• **PROBLEM STATEMENT**: Print all of the lines exactly. Any picture among them stays out.

• **MATERIAL PROVIDED**:
>>

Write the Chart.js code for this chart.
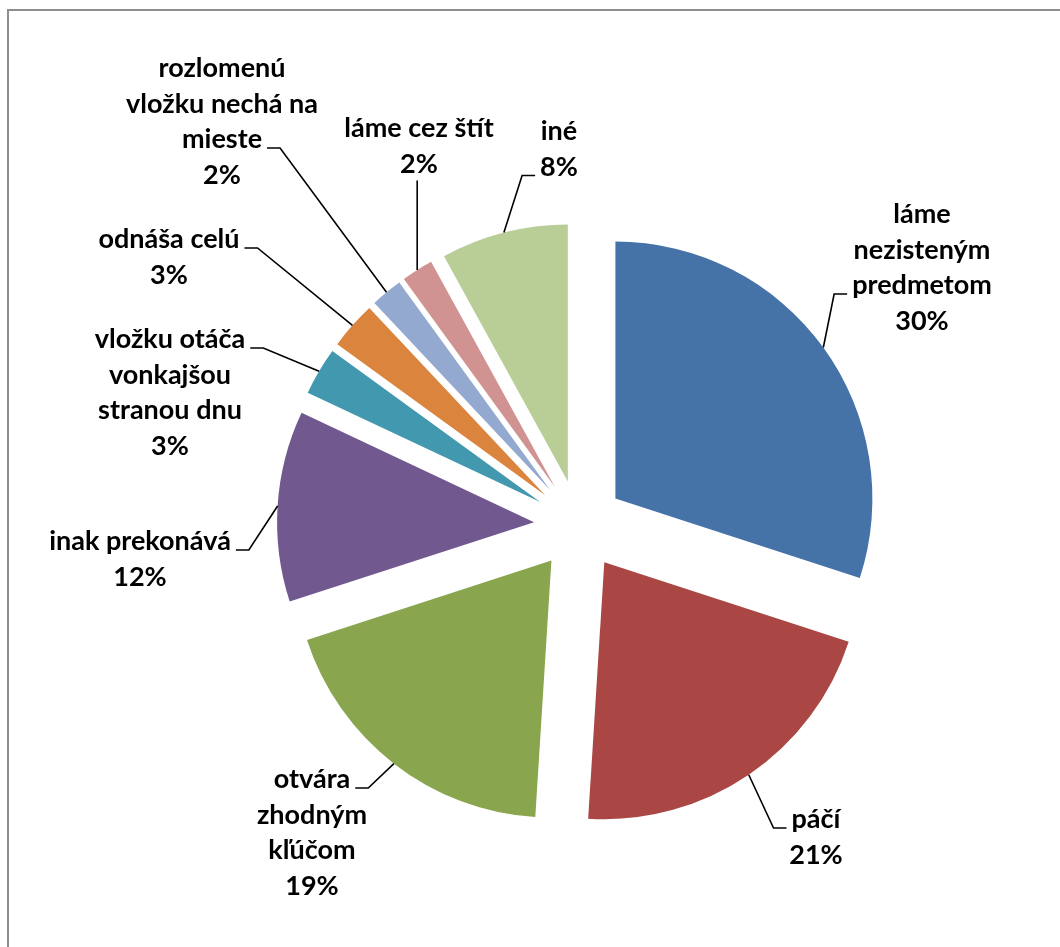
<!DOCTYPE html>
<html>
<head>
<meta charset="utf-8">
<script src="https://cdn.jsdelivr.net/npm/chart.js@4.4.0/dist/chart.umd.min.js"></script>
<style>
  html, body { margin: 0; padding: 0; background: #fff; overflow: hidden; }
  #wrap { position: relative; width: 1060px; height: 947px; overflow: hidden; }
  #frame { position: absolute; left: 7px; top: 9px; width: 1100px; height: 1000px; border: 2px solid #8e8e8e; }
  #pie { position: absolute; left: 0; top: 0; }
</style>
</head>
<body>
<div id="wrap">
  <div id="frame"></div>
  <canvas id="pie" width="1060" height="947"></canvas>
</div>
<script>
var kategorie = [
  "láme nezisteným predmetom",
  "páčí",
  "otvára zhodným kľúčom",
  "inak prekonává",
  "vložku otáča vonkajšou stranou dnu",
  "odnáša celú",
  "rozlomenú vložku nechá na mieste",
  "láme cez štít",
  "iné"
];
var podiely = [30, 21, 19, 12, 3, 3, 2, 2, 8];
var farby = ["#4572A7", "#AA4643", "#89A54E", "#71588F", "#4198AF", "#DB843D", "#93A9CF", "#D19392", "#B9CD96"];

// how far every slice is pulled out from the centre
var ODSUN = 45;
var RIADOK = 35.5;

// label layout around the pie centre: text centre (dx), first baseline (dy),
// words on each wrapped line, side where the leader line enters and on which line
var popisky = [
  { dx: 343, dy: -302, riadky: [1, 1, 1], strana: "left", riadok: 2 },
  { dx: 237, dy: 303, riadky: [1], strana: "left", riadok: 0 },
  { dx: -267, dy: 263, riadky: [1, 1, 1], strana: "right", riadok: 0 },
  { dx: -439, dy: 25, riadky: [2], strana: "right", riadok: 0 },
  { dx: -409, dy: -177, riadky: [2, 1, 2], strana: "right", riadok: 0 },
  { dx: -410, dy: -277, riadky: [2], strana: "right", riadok: 0 },
  { dx: -357, dy: -448, riadky: [1, 3, 1], strana: "right", riadok: 2 },
  { dx: -160, dy: -388, riadky: [3], strana: "bottom", riadok: 1 },
  { dx: -20, dy: -385, riadky: [1], strana: "left", riadok: 1 }
];

// pie whose slices are drawn shifted outwards along their middle angle
class VysunutyKolac extends Chart.PieController {
  draw() {
    var ctx = this.chart.ctx;
    var area = this.chart.chartArea;
    this._cachedMeta.data.forEach(function (arc) {
      var p = arc.getProps(["startAngle", "endAngle"], true);
      var mid = (p.startAngle + p.endAngle) / 2;
      ctx.save();
      ctx.translate(Math.cos(mid) * ODSUN, Math.sin(mid) * ODSUN);
      arc.draw(ctx, area);
      ctx.restore();
    });
  }
}
VysunutyKolac.id = "vysunutyKolac";
Chart.register(VysunutyKolac);

var popiskyPlugin = {
  id: "popisky",
  afterDraw: function (chart) {
    var ctx = chart.ctx;
    var arcs = chart.getDatasetMeta(0).data;
    var spolu = podiely.reduce(function (a, b) { return a + b; }, 0);
    ctx.save();
    ctx.font = "bold 27px Lato";
    ctx.fillStyle = "#000";
    ctx.strokeStyle = "#000";
    ctx.lineWidth = 1.6;
    ctx.textAlign = "center";
    ctx.textBaseline = "alphabetic";
    arcs.forEach(function (arc, i) {
      var p = arc.getProps(["x", "y", "startAngle", "endAngle", "outerRadius"], true);
      var mid = (p.startAngle + p.endAngle) / 2;
      var ex = p.x + Math.cos(mid) * (ODSUN + p.outerRadius);
      var ey = p.y + Math.sin(mid) * (ODSUN + p.outerRadius);
      var lay = popisky[i];
      var slova = kategorie[i].split(" ");
      var riadky = [];
      var k = 0;
      lay.riadky.forEach(function (n) {
        riadky.push(slova.slice(k, k + n).join(" "));
        k += n;
      });
      riadky.push(Math.round(podiely[i] / spolu * 100) + "%");
      var cx = p.x + lay.dx;
      var by = p.y + lay.dy;
      riadky.forEach(function (t, j) {
        ctx.fillText(t, cx, by + j * RIADOK);
      });
      ctx.beginPath();
      if (lay.strana === "bottom") {
        ctx.moveTo(ex, ey);
        ctx.lineTo(ex, by + (riadky.length - 1) * RIADOK + 8);
      } else {
        var ty = by + lay.riadok * RIADOK;
        var pol = ctx.measureText(riadky[lay.riadok]).width / 2;
        var smer = lay.strana === "left" ? -1 : 1;
        var vnutro = cx + smer * (pol + 5);
        var von = vnutro + smer * 13;
        ctx.moveTo(ex, ey);
        ctx.lineTo(von, ty);
        ctx.lineTo(vnutro, ty);
      }
      ctx.stroke();
    });
    ctx.restore();
  }
};

new Chart(document.getElementById("pie"), {
  type: "vysunutyKolac",
  data: {
    labels: kategorie,
    datasets: [{
      data: podiely,
      backgroundColor: farby,
      borderWidth: 0
    }]
  },
  options: {
    responsive: false,
    animation: false,
    layout: { padding: { top: 268, bottom: 165, left: 322, right: 224 } },
    plugins: {
      legend: { display: false },
      tooltip: { enabled: false }
    }
  },
  plugins: [popiskyPlugin]
});
</script>
</body>
</html>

<<

• **THE SOLUTION**:
Write the Chart.js code for this chart.
<!DOCTYPE html>
<html>
<head>
<meta charset="utf-8">
<script src="https://cdn.jsdelivr.net/npm/chart.js@4.4.0/dist/chart.umd.min.js"></script>
<style>
  html, body { margin: 0; padding: 0; background: #fff; overflow: hidden; }
  #wrap { position: relative; width: 1060px; height: 947px; overflow: hidden; }
  #frame { position: absolute; left: 7px; top: 9px; width: 1100px; height: 1000px; border: 2px solid #8e8e8e; }
  #pie { position: absolute; left: 0; top: 0; }
</style>
</head>
<body>
<div id="wrap">
  <div id="frame"></div>
  <canvas id="pie" width="1060" height="947"></canvas>
</div>
<script>
var kategorie = [
  "láme nezisteným predmetom",
  "páčí",
  "otvára zhodným kľúčom",
  "inak prekonává",
  "vložku otáča vonkajšou stranou dnu",
  "odnáša celú",
  "rozlomenú vložku nechá na mieste",
  "láme cez štít",
  "iné"
];
var podiely = [30, 21, 19, 12, 3, 3, 2, 2, 8];
var farby = ["#4572A7", "#AA4643", "#89A54E", "#71588F", "#4198AF", "#DB843D", "#93A9CF", "#D19392", "#B9CD96"];

// how far every slice is pulled out from the centre
var ODSUN = 45;
var RIADOK = 35.5;

// label layout around the pie centre: text centre (dx), first baseline (dy),
// words on each wrapped line, side where the leader line enters and on which line
var popisky = [
  { dx: 343, dy: -302, riadky: [1, 1, 1], strana: "left", riadok: 2 },
  { dx: 237, dy: 303, riadky: [1], strana: "left", riadok: 0 },
  { dx: -267, dy: 263, riadky: [1, 1, 1], strana: "right", riadok: 0 },
  { dx: -439, dy: 25, riadky: [2], strana: "right", riadok: 0 },
  { dx: -409, dy: -177, riadky: [2, 1, 2], strana: "right", riadok: 0 },
  { dx: -410, dy: -277, riadky: [2], strana: "right", riadok: 0 },
  { dx: -357, dy: -448, riadky: [1, 3, 1], strana: "right", riadok: 2 },
  { dx: -160, dy: -388, riadky: [3], strana: "bottom", riadok: 1 },
  { dx: -20, dy: -385, riadky: [1], strana: "left", riadok: 1 }
];

// pie whose slices are drawn shifted outwards along their middle angle
class VysunutyKolac extends Chart.PieController {
  draw() {
    var ctx = this.chart.ctx;
    var area = this.chart.chartArea;
    this._cachedMeta.data.forEach(function (arc) {
      var p = arc.getProps(["startAngle", "endAngle"], true);
      var mid = (p.startAngle + p.endAngle) / 2;
      ctx.save();
      ctx.translate(Math.cos(mid) * ODSUN, Math.sin(mid) * ODSUN);
      arc.draw(ctx, area);
      ctx.restore();
    });
  }
}
VysunutyKolac.id = "vysunutyKolac";
Chart.register(VysunutyKolac);

var popiskyPlugin = {
  id: "popisky",
  afterDraw: function (chart) {
    var ctx = chart.ctx;
    var arcs = chart.getDatasetMeta(0).data;
    var spolu = podiely.reduce(function (a, b) { return a + b; }, 0);
    ctx.save();
    ctx.font = "bold 27px Lato";
    ctx.fillStyle = "#000";
    ctx.strokeStyle = "#000";
    ctx.lineWidth = 1.6;
    ctx.textAlign = "center";
    ctx.textBaseline = "alphabetic";
    arcs.forEach(function (arc, i) {
      var p = arc.getProps(["x", "y", "startAngle", "endAngle", "outerRadius"], true);
      var mid = (p.startAngle + p.endAngle) / 2;
      var ex = p.x + Math.cos(mid) * (ODSUN + p.outerRadius);
      var ey = p.y + Math.sin(mid) * (ODSUN + p.outerRadius);
      var lay = popisky[i];
      var slova = kategorie[i].split(" ");
      var riadky = [];
      var k = 0;
      lay.riadky.forEach(function (n) {
        riadky.push(slova.slice(k, k + n).join(" "));
        k += n;
      });
      riadky.push(Math.round(podiely[i] / spolu * 100) + "%");
      var cx = p.x + lay.dx;
      var by = p.y + lay.dy;
      riadky.forEach(function (t, j) {
        ctx.fillText(t, cx, by + j * RIADOK);
      });
      ctx.beginPath();
      if (lay.strana === "bottom") {
        ctx.moveTo(ex, ey);
        ctx.lineTo(ex, by + (riadky.length - 1) * RIADOK + 8);
      } else {
        var ty = by + lay.riadok * RIADOK;
        var pol = ctx.measureText(riadky[lay.riadok]).width / 2;
        var smer = lay.strana === "left" ? -1 : 1;
        var vnutro = cx + smer * (pol + 5);
        var von = vnutro + smer * 13;
        ctx.moveTo(ex, ey);
        ctx.lineTo(von, ty);
        ctx.lineTo(vnutro, ty);
      }
      ctx.stroke();
    });
    ctx.restore();
  }
};

new Chart(document.getElementById("pie"), {
  type: "vysunutyKolac",
  data: {
    labels: kategorie,
    datasets: [{
      data: podiely,
      backgroundColor: farby,
      borderWidth: 0
    }]
  },
  options: {
    responsive: false,
    animation: false,
    layout: { padding: { top: 268, bottom: 165, left: 322, right: 224 } },
    plugins: {
      legend: { display: false },
      tooltip: { enabled: false }
    }
  },
  plugins: [popiskyPlugin]
});
</script>
</body>
</html>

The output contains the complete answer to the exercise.